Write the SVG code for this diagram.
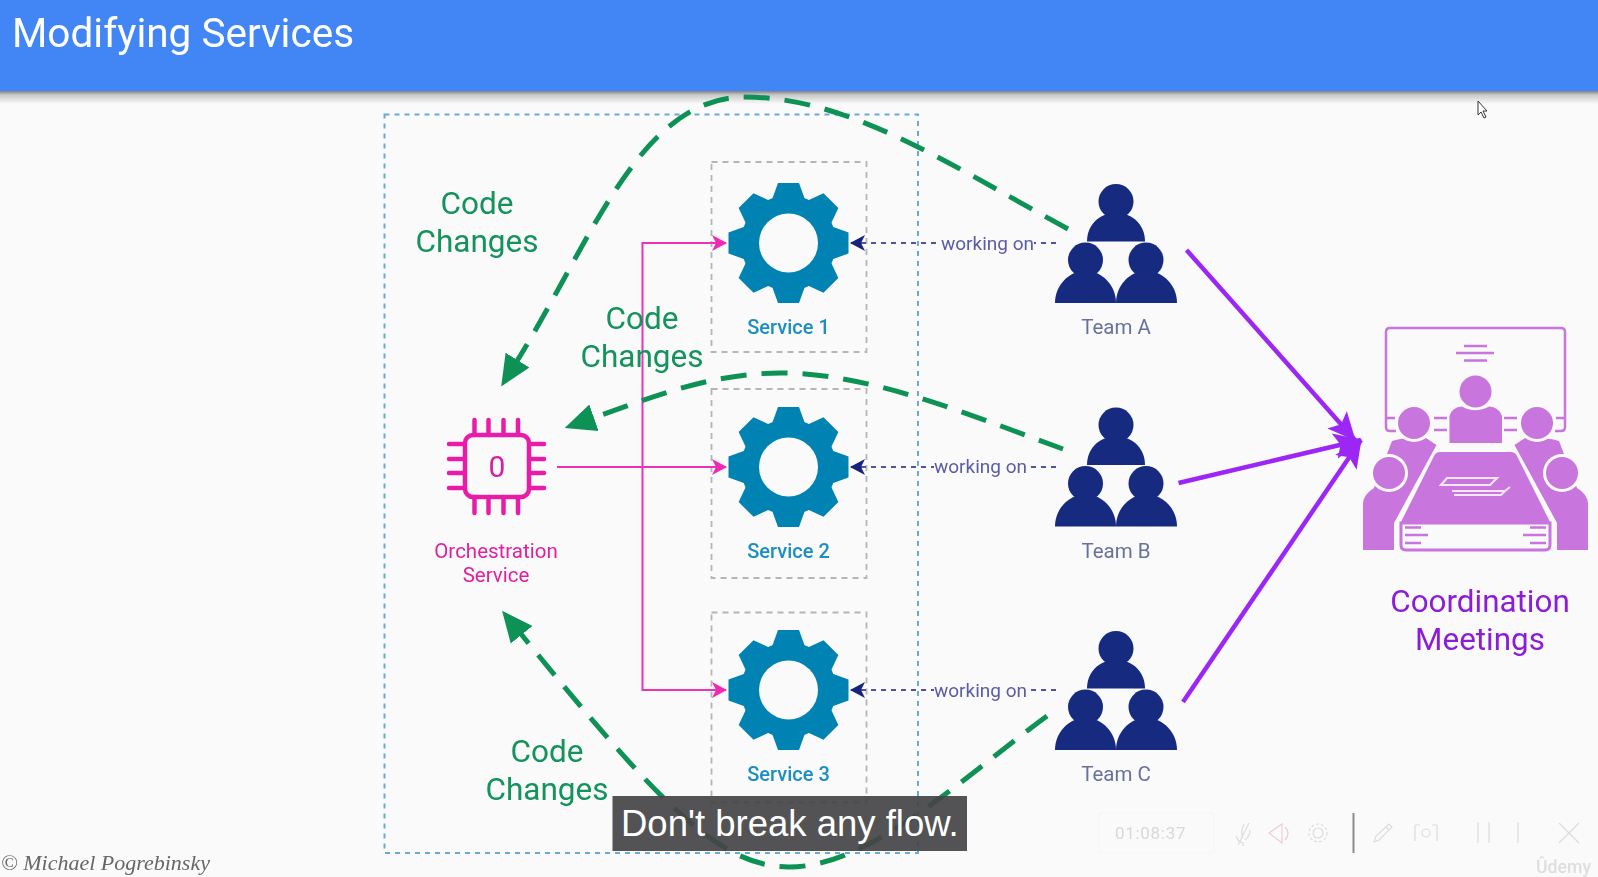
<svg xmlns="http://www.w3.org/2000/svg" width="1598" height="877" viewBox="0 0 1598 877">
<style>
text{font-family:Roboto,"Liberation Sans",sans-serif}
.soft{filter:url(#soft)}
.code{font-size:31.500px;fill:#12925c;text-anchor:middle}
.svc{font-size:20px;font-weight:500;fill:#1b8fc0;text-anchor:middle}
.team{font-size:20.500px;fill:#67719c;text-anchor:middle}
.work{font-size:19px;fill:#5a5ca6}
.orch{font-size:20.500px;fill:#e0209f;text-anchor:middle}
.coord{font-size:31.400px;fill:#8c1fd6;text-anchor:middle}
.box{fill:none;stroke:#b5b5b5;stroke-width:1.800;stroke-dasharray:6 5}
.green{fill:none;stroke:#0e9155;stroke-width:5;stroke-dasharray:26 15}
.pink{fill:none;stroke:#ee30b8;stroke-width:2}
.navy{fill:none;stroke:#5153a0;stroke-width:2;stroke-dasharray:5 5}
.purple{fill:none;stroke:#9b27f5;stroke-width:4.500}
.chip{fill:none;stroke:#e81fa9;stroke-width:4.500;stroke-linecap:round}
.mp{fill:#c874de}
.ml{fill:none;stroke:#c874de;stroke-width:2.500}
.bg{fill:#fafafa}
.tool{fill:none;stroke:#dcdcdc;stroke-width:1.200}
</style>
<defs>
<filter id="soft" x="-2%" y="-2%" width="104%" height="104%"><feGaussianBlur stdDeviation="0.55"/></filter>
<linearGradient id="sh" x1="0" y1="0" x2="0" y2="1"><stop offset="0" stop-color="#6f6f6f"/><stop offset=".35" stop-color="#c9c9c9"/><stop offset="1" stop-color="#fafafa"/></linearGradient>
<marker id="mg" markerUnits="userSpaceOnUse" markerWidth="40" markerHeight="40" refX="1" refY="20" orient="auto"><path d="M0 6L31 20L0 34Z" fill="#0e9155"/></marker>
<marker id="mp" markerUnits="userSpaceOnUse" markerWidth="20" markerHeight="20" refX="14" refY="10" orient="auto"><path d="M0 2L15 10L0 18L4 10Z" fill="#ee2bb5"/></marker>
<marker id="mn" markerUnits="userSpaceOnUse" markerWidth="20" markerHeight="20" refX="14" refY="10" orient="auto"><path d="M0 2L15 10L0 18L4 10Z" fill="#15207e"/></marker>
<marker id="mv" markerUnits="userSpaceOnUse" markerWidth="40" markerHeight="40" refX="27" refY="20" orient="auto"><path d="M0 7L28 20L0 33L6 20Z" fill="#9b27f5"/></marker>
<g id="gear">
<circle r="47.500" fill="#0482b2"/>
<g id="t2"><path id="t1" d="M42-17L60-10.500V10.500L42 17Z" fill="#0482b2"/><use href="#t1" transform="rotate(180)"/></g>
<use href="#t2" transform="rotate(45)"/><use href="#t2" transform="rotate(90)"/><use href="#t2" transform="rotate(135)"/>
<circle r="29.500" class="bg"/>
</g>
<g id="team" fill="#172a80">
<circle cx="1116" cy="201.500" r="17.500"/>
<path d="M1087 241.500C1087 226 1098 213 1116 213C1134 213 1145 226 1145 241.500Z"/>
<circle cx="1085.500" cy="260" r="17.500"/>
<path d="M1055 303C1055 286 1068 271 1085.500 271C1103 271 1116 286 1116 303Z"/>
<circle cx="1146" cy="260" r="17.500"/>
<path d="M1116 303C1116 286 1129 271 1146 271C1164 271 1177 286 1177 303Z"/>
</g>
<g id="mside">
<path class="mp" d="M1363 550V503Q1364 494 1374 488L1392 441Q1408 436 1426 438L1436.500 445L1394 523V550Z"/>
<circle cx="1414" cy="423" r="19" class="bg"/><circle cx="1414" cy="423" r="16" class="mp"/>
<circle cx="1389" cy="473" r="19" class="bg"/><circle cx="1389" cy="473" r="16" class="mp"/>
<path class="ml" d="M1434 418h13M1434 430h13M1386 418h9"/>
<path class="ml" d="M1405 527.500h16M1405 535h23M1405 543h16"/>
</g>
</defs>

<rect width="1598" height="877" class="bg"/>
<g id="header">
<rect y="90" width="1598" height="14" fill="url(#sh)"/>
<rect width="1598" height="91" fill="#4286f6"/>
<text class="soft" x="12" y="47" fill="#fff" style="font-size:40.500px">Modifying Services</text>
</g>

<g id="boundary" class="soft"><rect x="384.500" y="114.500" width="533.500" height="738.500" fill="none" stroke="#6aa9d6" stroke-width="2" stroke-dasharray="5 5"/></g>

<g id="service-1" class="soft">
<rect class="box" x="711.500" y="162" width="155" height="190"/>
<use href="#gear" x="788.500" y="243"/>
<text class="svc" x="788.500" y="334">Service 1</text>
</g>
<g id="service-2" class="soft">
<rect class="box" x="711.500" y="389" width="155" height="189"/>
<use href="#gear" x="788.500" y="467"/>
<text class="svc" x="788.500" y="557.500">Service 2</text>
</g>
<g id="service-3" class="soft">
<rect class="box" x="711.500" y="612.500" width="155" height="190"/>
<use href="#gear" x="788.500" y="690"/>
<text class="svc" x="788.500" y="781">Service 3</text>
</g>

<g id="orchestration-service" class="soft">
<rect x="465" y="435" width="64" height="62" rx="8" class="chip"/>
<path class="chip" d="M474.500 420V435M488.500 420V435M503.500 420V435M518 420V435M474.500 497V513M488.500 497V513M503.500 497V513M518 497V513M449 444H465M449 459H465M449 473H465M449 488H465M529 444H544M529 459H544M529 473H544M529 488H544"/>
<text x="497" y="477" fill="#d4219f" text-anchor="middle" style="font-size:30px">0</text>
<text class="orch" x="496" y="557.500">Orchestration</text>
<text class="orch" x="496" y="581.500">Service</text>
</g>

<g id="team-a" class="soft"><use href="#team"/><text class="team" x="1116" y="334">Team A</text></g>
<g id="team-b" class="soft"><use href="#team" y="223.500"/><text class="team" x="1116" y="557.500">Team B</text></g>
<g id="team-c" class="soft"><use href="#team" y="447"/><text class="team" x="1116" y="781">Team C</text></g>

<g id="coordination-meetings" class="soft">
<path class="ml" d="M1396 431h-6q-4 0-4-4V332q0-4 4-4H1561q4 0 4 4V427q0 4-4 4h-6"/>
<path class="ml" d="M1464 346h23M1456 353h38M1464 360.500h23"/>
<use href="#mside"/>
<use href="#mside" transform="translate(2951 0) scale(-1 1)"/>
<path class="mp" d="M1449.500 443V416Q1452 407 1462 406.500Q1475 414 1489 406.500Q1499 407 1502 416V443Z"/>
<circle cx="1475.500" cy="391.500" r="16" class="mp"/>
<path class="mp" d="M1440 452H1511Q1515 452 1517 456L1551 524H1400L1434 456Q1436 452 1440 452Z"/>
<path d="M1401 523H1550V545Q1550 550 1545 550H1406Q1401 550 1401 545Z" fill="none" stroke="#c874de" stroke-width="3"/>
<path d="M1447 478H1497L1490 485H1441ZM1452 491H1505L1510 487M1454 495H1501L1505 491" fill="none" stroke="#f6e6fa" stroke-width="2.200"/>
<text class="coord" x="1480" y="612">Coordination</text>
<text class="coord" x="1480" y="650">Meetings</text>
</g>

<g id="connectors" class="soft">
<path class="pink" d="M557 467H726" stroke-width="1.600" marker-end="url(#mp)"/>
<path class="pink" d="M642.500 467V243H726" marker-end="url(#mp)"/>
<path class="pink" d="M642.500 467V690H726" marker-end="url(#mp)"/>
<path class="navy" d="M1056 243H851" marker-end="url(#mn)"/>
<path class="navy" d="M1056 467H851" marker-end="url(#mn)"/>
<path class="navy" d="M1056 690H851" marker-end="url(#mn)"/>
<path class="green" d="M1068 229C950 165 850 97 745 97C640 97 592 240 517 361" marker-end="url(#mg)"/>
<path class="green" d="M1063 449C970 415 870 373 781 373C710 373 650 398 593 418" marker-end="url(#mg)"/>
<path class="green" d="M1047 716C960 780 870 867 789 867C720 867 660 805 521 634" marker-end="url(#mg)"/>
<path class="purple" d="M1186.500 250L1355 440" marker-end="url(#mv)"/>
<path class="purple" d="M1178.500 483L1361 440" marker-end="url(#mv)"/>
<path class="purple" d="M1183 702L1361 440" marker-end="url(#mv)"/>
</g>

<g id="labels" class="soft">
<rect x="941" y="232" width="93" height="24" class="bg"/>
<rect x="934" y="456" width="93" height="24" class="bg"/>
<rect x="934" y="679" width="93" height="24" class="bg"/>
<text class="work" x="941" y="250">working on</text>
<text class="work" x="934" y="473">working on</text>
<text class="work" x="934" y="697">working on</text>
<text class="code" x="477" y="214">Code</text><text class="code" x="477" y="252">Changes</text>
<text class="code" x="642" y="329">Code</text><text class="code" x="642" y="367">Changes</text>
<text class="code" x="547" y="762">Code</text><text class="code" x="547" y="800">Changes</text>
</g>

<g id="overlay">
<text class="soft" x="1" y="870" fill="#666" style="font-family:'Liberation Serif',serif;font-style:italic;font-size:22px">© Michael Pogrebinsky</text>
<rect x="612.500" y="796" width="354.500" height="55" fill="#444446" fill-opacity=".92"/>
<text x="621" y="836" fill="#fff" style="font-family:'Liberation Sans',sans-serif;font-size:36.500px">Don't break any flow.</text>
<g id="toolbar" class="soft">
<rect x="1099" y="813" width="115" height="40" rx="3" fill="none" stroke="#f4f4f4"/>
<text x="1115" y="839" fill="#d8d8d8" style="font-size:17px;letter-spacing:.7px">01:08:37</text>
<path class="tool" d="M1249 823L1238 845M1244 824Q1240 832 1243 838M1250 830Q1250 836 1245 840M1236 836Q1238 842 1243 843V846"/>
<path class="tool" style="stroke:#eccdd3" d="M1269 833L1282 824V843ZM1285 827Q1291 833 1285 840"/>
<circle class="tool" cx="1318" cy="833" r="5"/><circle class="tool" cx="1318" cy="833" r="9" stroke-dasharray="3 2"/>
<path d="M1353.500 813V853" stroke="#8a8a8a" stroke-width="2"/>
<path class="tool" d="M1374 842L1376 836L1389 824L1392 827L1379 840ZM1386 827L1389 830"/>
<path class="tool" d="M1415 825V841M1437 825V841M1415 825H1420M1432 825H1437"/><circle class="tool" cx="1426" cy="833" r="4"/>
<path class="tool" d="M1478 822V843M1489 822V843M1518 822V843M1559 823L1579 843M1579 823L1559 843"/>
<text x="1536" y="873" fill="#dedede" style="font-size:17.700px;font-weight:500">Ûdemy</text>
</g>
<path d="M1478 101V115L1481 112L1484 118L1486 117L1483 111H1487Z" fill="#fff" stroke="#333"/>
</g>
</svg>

+++

YOUR OBJECTIVE – Where a line holds the string "code", copy that line.

CORRECT ANSWER –
Write the SVG code for this diagram.
.code{font-size:31.500px;fill:#12925c;text-anchor:middle}
<text class="code" x="477" y="214">Code</text><text class="code" x="477" y="252">Changes</text>
<text class="code" x="642" y="329">Code</text><text class="code" x="642" y="367">Changes</text>
<text class="code" x="547" y="762">Code</text><text class="code" x="547" y="800">Changes</text>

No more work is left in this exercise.